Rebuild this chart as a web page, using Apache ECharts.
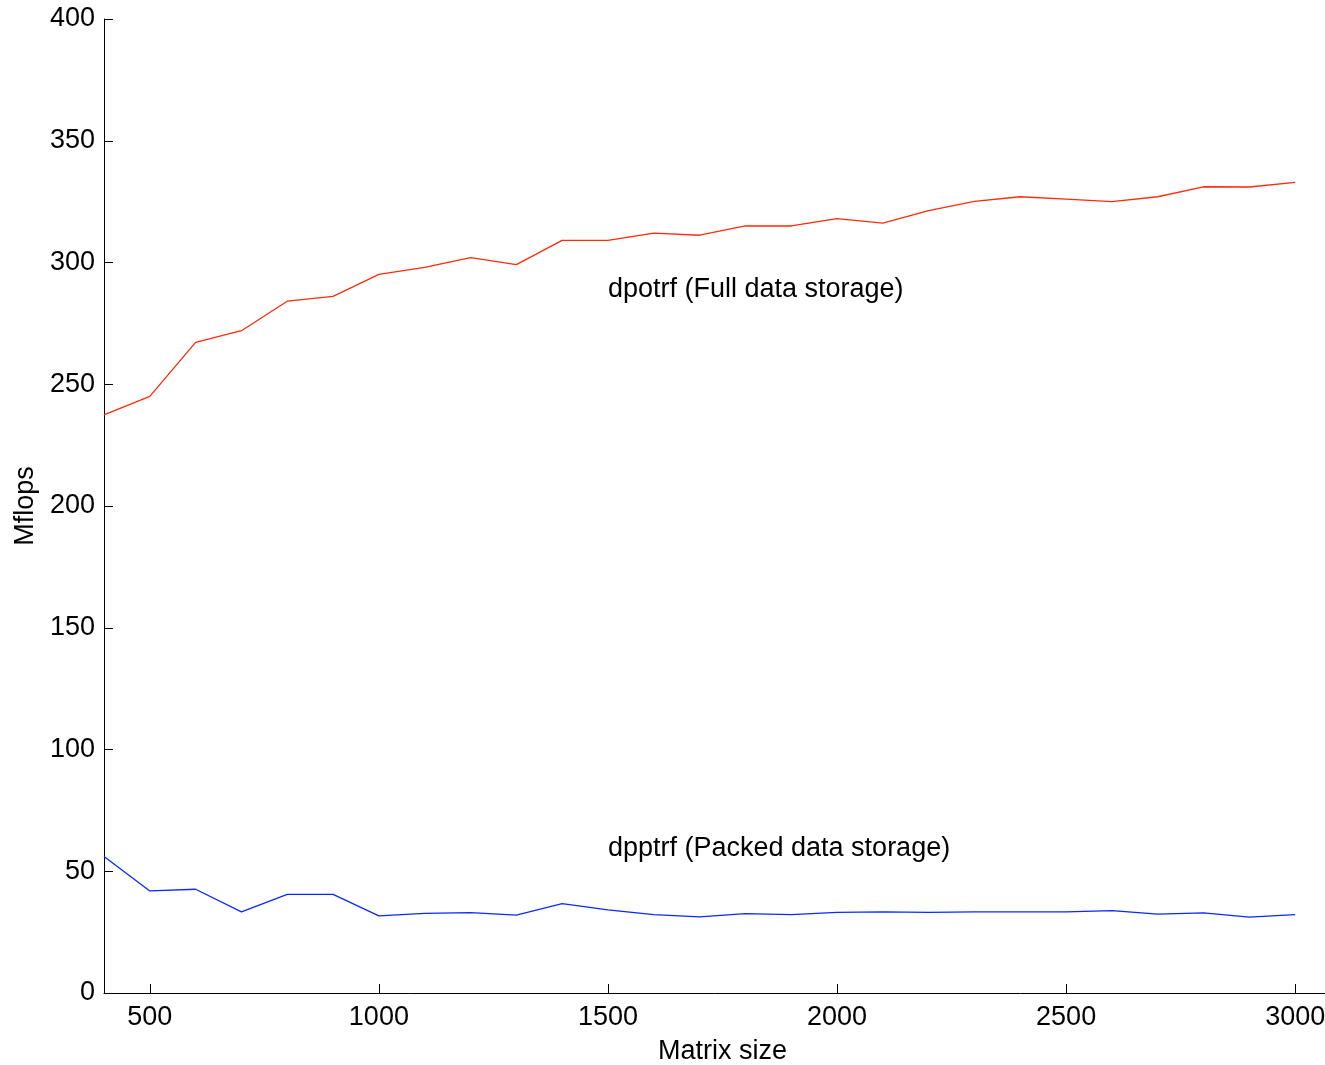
<!DOCTYPE html>
<html>
<head>
<meta charset="utf-8">
<script src="https://cdn.jsdelivr.net/npm/echarts@6/dist/echarts.min.js"></script>
<style>
  html, body { margin: 0; padding: 0; background: #fff; overflow: hidden; }
  #chart { width: 1325px; height: 1065px; }
</style>
</head>
<body>
<div id="chart"></div>
<script>
// Matrix sizes (order N of the symmetric positive definite matrix)
const matrixSizes = [400, 500, 600, 700, 800, 900, 1000, 1100, 1200, 1300, 1400, 1500, 1600, 1700,
  1800, 1900, 2000, 2100, 2200, 2300, 2400, 2500, 2600, 2700, 2800, 2900, 3000];

// Cholesky factorization rate, Mflops
const dpotrfMflops = [237.4, 245.0, 267.2, 272.0, 284.1, 286.1, 295.1, 298.0, 302.0, 299.1, 309.1, 309.1, 312.1, 311.2,
  315.0, 315.0, 318.0, 316.2, 321.3, 325.1, 327.0, 326.0, 325.0, 327.0, 331.1, 331.0, 332.9];
const dpptrfMflops = [56.1, 41.9, 42.6, 33.3, 40.5, 40.5, 31.7, 32.7, 33.0, 32.0, 36.7, 34.1, 32.2, 31.3,
  32.6, 32.2, 33.1, 33.3, 33.1, 33.3, 33.3, 33.3, 33.8, 32.4, 32.9, 31.2, 32.2];

// Axis ticks
const xTicks = [500, 1000, 1500, 2000, 2500, 3000];

// Curve annotations: [x, y, text]
const dpotrfNote = [1500, 289, 'dpotrf (Full data storage)'];
const dpptrfNote = [1500, 59.3, 'dpptrf (Packed data storage)'];

const FONT = 'Liberation Sans, Arial, Helvetica, sans-serif';
const FONT_SIZE = 27;
const AXIS_COLOR = '#000';

const chart = echarts.init(document.getElementById('chart'), null, { renderer: 'canvas' });

const pairs = (ys) => matrixSizes.map((x, i) => [x, ys[i]]);

const noteMark = (note) => ({
  silent: true,
  symbol: 'circle',
  symbolSize: 0,
  itemStyle: { color: 'rgba(0,0,0,0)' },
  label: {
    show: true,
    position: 'right',
    distance: 0,
    formatter: note[2],
    fontFamily: FONT,
    fontSize: FONT_SIZE,
    color: '#000'
  },
  data: [{ coord: [note[0], note[1]] }]
});

chart.setOption({
  animation: false,
  backgroundColor: '#fff',
  // the x range runs to 3100, a little past the right edge of the page
  grid: { left: 104, top: 19, right: -16, bottom: 72, containLabel: false, outerBoundsMode: 'none' },
  xAxis: {
    type: 'value',
    min: 400,
    max: 3100,
    name: 'Matrix size',
    nameLocation: 'middle',
    nameGap: 45,
    nameTextStyle: { fontFamily: FONT, fontSize: FONT_SIZE, color: '#000' },
    axisLine: { show: true, lineStyle: { color: AXIS_COLOR, width: 1 } },
    axisTick: { show: true, inside: true, length: 9, customValues: xTicks, lineStyle: { color: AXIS_COLOR, width: 1 } },
    axisLabel: {
      customValues: xTicks, margin: 11, fontFamily: FONT, fontSize: FONT_SIZE, color: '#000',
      formatter: v => String(v)
    },
    splitLine: { show: false }
  },
  yAxis: {
    type: 'value',
    min: 0,
    max: 400,
    interval: 50,
    name: 'Mflops',
    nameLocation: 'middle',
    nameGap: 58,
    nameTextStyle: { fontFamily: FONT, fontSize: FONT_SIZE, color: '#000' },
    axisLine: { show: true, lineStyle: { color: AXIS_COLOR, width: 1 } },
    axisTick: { show: true, inside: true, length: 9, lineStyle: { color: AXIS_COLOR, width: 1 } },
    axisLabel: { margin: 9, fontFamily: FONT, fontSize: FONT_SIZE, color: '#000', formatter: v => String(v) },
    splitLine: { show: false }
  },
  series: [
    {
      name: 'dpotrf',
      type: 'line',
      data: pairs(dpotrfMflops),
      showSymbol: false,
      lineStyle: { color: '#ff2a0a', width: 1.3 },
      itemStyle: { color: '#ff2a0a' },
      markPoint: noteMark(dpotrfNote)
    },
    {
      name: 'dpptrf',
      type: 'line',
      data: pairs(dpptrfMflops),
      showSymbol: false,
      lineStyle: { color: '#0a28ff', width: 1.3 },
      itemStyle: { color: '#0a28ff' },
      markPoint: noteMark(dpptrfNote)
    }
  ]
});
</script>
</body>
</html>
+---+
### EXERCISE AIM
Extract the full listing above verbatim; pictures are to be left out of the copy.

### SOLUTION FOR THIS EXERCISE
Rebuild this chart as a web page, using Apache ECharts.
<!DOCTYPE html>
<html>
<head>
<meta charset="utf-8">
<script src="https://cdn.jsdelivr.net/npm/echarts@6/dist/echarts.min.js"></script>
<style>
  html, body { margin: 0; padding: 0; background: #fff; overflow: hidden; }
  #chart { width: 1325px; height: 1065px; }
</style>
</head>
<body>
<div id="chart"></div>
<script>
// Matrix sizes (order N of the symmetric positive definite matrix)
const matrixSizes = [400, 500, 600, 700, 800, 900, 1000, 1100, 1200, 1300, 1400, 1500, 1600, 1700,
  1800, 1900, 2000, 2100, 2200, 2300, 2400, 2500, 2600, 2700, 2800, 2900, 3000];

// Cholesky factorization rate, Mflops
const dpotrfMflops = [237.4, 245.0, 267.2, 272.0, 284.1, 286.1, 295.1, 298.0, 302.0, 299.1, 309.1, 309.1, 312.1, 311.2,
  315.0, 315.0, 318.0, 316.2, 321.3, 325.1, 327.0, 326.0, 325.0, 327.0, 331.1, 331.0, 332.9];
const dpptrfMflops = [56.1, 41.9, 42.6, 33.3, 40.5, 40.5, 31.7, 32.7, 33.0, 32.0, 36.7, 34.1, 32.2, 31.3,
  32.6, 32.2, 33.1, 33.3, 33.1, 33.3, 33.3, 33.3, 33.8, 32.4, 32.9, 31.2, 32.2];

// Axis ticks
const xTicks = [500, 1000, 1500, 2000, 2500, 3000];

// Curve annotations: [x, y, text]
const dpotrfNote = [1500, 289, 'dpotrf (Full data storage)'];
const dpptrfNote = [1500, 59.3, 'dpptrf (Packed data storage)'];

const FONT = 'Liberation Sans, Arial, Helvetica, sans-serif';
const FONT_SIZE = 27;
const AXIS_COLOR = '#000';

const chart = echarts.init(document.getElementById('chart'), null, { renderer: 'canvas' });

const pairs = (ys) => matrixSizes.map((x, i) => [x, ys[i]]);

const noteMark = (note) => ({
  silent: true,
  symbol: 'circle',
  symbolSize: 0,
  itemStyle: { color: 'rgba(0,0,0,0)' },
  label: {
    show: true,
    position: 'right',
    distance: 0,
    formatter: note[2],
    fontFamily: FONT,
    fontSize: FONT_SIZE,
    color: '#000'
  },
  data: [{ coord: [note[0], note[1]] }]
});

chart.setOption({
  animation: false,
  backgroundColor: '#fff',
  // the x range runs to 3100, a little past the right edge of the page
  grid: { left: 104, top: 19, right: -16, bottom: 72, containLabel: false, outerBoundsMode: 'none' },
  xAxis: {
    type: 'value',
    min: 400,
    max: 3100,
    name: 'Matrix size',
    nameLocation: 'middle',
    nameGap: 45,
    nameTextStyle: { fontFamily: FONT, fontSize: FONT_SIZE, color: '#000' },
    axisLine: { show: true, lineStyle: { color: AXIS_COLOR, width: 1 } },
    axisTick: { show: true, inside: true, length: 9, customValues: xTicks, lineStyle: { color: AXIS_COLOR, width: 1 } },
    axisLabel: {
      customValues: xTicks, margin: 11, fontFamily: FONT, fontSize: FONT_SIZE, color: '#000',
      formatter: v => String(v)
    },
    splitLine: { show: false }
  },
  yAxis: {
    type: 'value',
    min: 0,
    max: 400,
    interval: 50,
    name: 'Mflops',
    nameLocation: 'middle',
    nameGap: 58,
    nameTextStyle: { fontFamily: FONT, fontSize: FONT_SIZE, color: '#000' },
    axisLine: { show: true, lineStyle: { color: AXIS_COLOR, width: 1 } },
    axisTick: { show: true, inside: true, length: 9, lineStyle: { color: AXIS_COLOR, width: 1 } },
    axisLabel: { margin: 9, fontFamily: FONT, fontSize: FONT_SIZE, color: '#000', formatter: v => String(v) },
    splitLine: { show: false }
  },
  series: [
    {
      name: 'dpotrf',
      type: 'line',
      data: pairs(dpotrfMflops),
      showSymbol: false,
      lineStyle: { color: '#ff2a0a', width: 1.3 },
      itemStyle: { color: '#ff2a0a' },
      markPoint: noteMark(dpotrfNote)
    },
    {
      name: 'dpptrf',
      type: 'line',
      data: pairs(dpptrfMflops),
      showSymbol: false,
      lineStyle: { color: '#0a28ff', width: 1.3 },
      itemStyle: { color: '#0a28ff' },
      markPoint: noteMark(dpptrfNote)
    }
  ]
});
</script>
</body>
</html>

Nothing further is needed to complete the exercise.